Netflix, ABD’de dizi ve film kiralayan ve bunları internet üzerinden yayınlayan bir şirkettir. Apple’ın iTunes üzerinden film indirme hizmeti için Fox ile ortaklık anlaşması imzalaması Netflix’i endişelendirmişti. Ancak Netflix’in insan avantajı vardı; sadece en iyileri işe alıyor ve pek çok motive ediciyle bunları destekliyordu. Netflix icat yapan bir şirket. 2007’de internet üzerinden yayına (streaming video) geçtiler ve 2008’de televizyonlar için alıcı kutu geliştirdiler.
Yine de şirketin en önemli inovasyonlarından biri kendi içinden gelmiyor. Netflix, Ekim 2006’da, şirketin film tavsiye sisteminin doğruluk oranını %10 oranında artıran ilk takıma 1 milyon dolar ödül vereceğini açıkladı. Kullanıcılara, daha önce izlemiş oldukları filmlere dayanarak yeni filmler tavsiye eden bu sistem Netflix’in iş modelinin kalbini oluşturuyor. Doğru tavsiyeler satışları ve müşteri memnuniyetini artırıcı bir etki yapıyor. Bu tavsiyeleri taklit etmenin zorluğu da Netflix’i diğerlerinden ayıran bir özellik olarak ortaya çıkıyor.
Netflix bu konuda, çalışanları üzerinde de oldukça başarılı olan bir motivasyon tekniği olan parayı kullanıyor. Hedeflenen seviyede gelişme kaydedilene kadar yıllık 50 bin dolar ödül vereceklerini açıkladılar. Ancak başı çeken katılımcılardan birçoğu başka yollarla motive oluyorlar. Yıllık ödülü ilk kazanan takım AT&T’dendi. Takım lideri Yehuda Koren’e göre bu yarışma kendisini geliştirme ihtiyacını gideriyor. Koren, “Diğer takımlarla iletişim kurma ve onlardan öğrenme fırsatımız oldu. Bizim için en büyük ödül buydu.” diyor.
Bazı takımlar ise akademik ve kişisel tanınma amacı güdüyor. Macaristan’dan bir ekip aylarca her gün bu karmaşık problem üzerinde çalıştı. Bir araştırma dergisinde çalışmalarını anlatan bir makale yayınladılar.

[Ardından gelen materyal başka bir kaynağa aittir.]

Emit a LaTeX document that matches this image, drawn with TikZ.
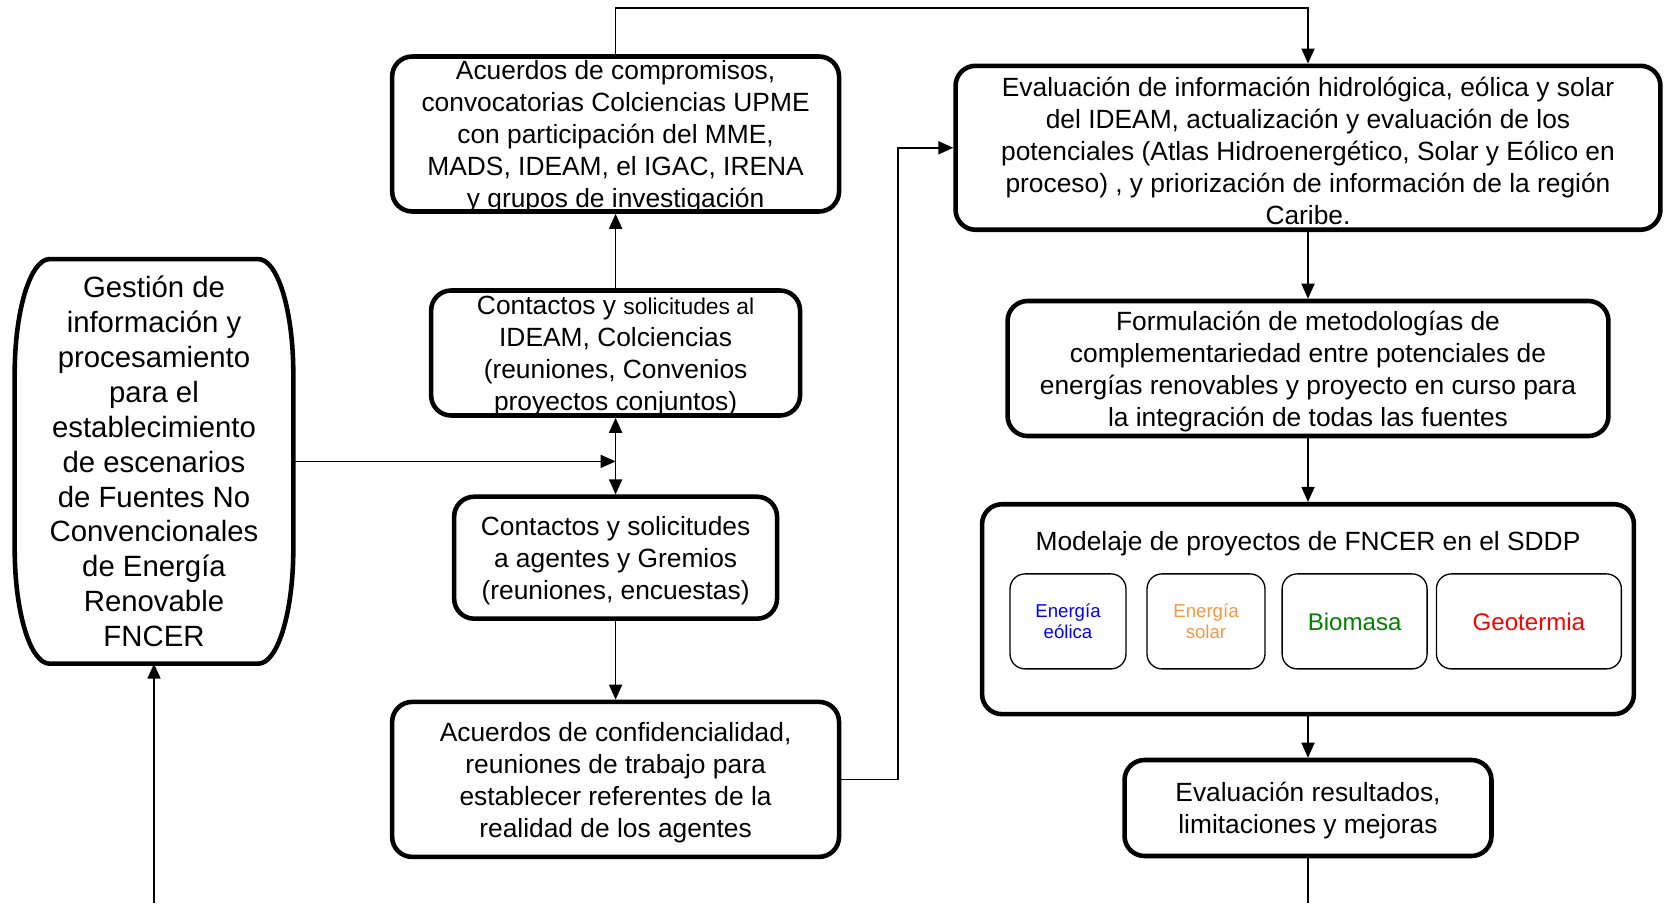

Diğer bir katılımcı olan Gavin Potter’dan Wired dergisinin Şubat 2008 ayı sayısında övgüyle bahsedildi.
150 ülkeden yaklaşık 18 bin takım fikirlerini şirkete sundular. Görülüyor ki Netflix pek çok insanı bu rekabete dâhil olmaya motive etti ve şimdiye kadar sistemin doğruluğu %8.5 arttı. Şirket bu konuda yorum yapmasa da %10’luk artışın değerinin 1 milyon dolarlık ödülden daha fazla olacağı kesin.
Şirket 1 milyon dolar ödülün yanı sıra aylık ödülle de yarışmaya ilgiyi sürekli canlı tutmaya çalışıyor. Katılımcıları motive edenler ise daha değişik faktörler olarak ortaya çıkıyor. İşin ilgi çekici ve faydalı olduğundan bahsedebiliriz. Sonuçta pek çok insana tavsiyede bulunacak bir sistem üzerinde çalışılıyor ve bu sistemin başarısı müşteri memnuniyetini artıracak.
Başarı faktörünün yine Netflix tarafından kullanıldığını görüyoruz. Şirket %10’luk bir geliştirme hedefi koyarak katılımcılar için kendilerine koyabilecekleri bir başarı hedefi belirliyor. Ayrıca aylık ödüllerle de daha küçük hedefleri olan katılımcıları da çekmeyi planlıyor. Tanınma faktörü bireysel ve akademik tanınma olarak karşımıza çıkıyor.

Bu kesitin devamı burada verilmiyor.